If I had to guess, I'd say the US political system should swing regularly between the two parties in the forseeable future, and that when each party is out of power, we should see their crazies come out with outrage towards the rest of the culture. Most likely, their ressentiment will die down when their party gains power and flare up whenever they lose power, like a demented see-saw. This is assuming that neither party becomes like the Bloc Quebecois here in Canada- an angry party that will never rule, but exists mainly to cause trouble for the hated majority.

But that could never happen, eh?

2 comments:

Terrence C. Watson said...

Interesting response to Sanchez's essay.

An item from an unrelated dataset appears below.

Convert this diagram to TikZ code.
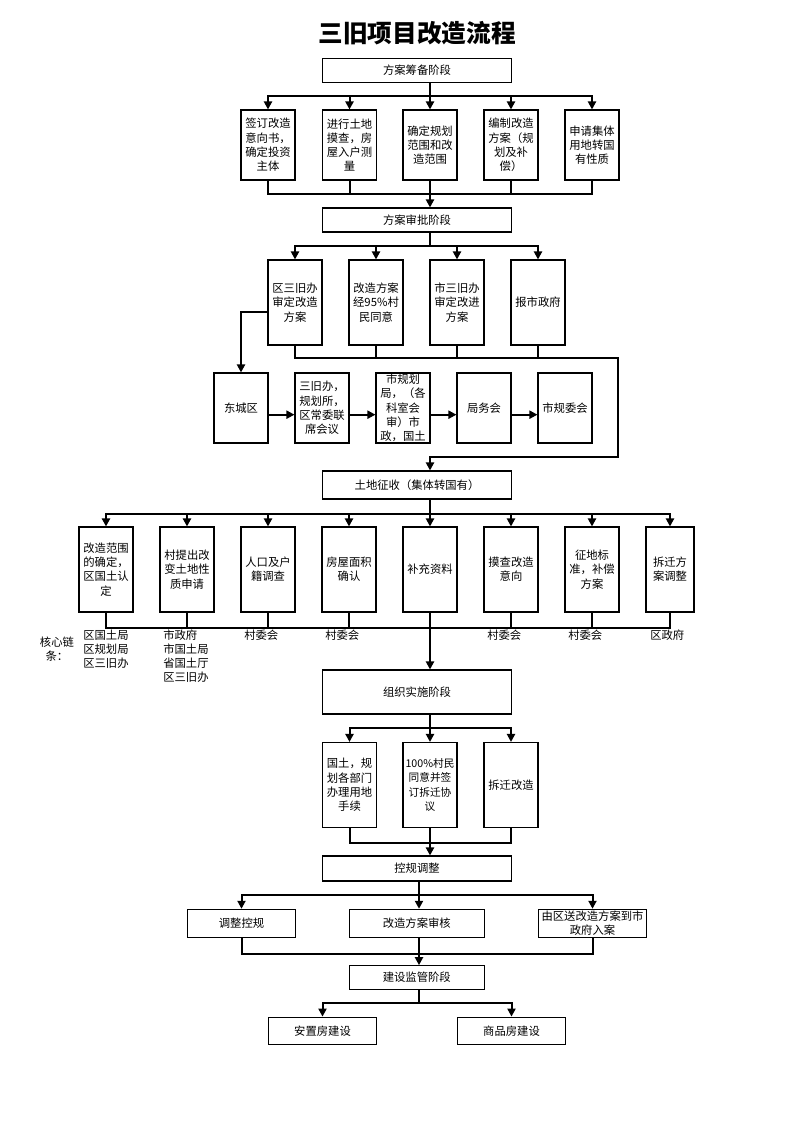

I think you're right that ressentiment is a sentiment is common to the party that's out of power, instead of a specifically conservative thing.

It would be interesting to see if it becomes a motivating factor (in the U.S.) for people further on the left, who are beginning to see Obama as a corporate sell out.

Rufus said...

Probably so. I could actually see the "kill the bill" progressives getting together with the tea-party people based on their common fear of oligarchy. Of course, they'll have a hard time finding common goals.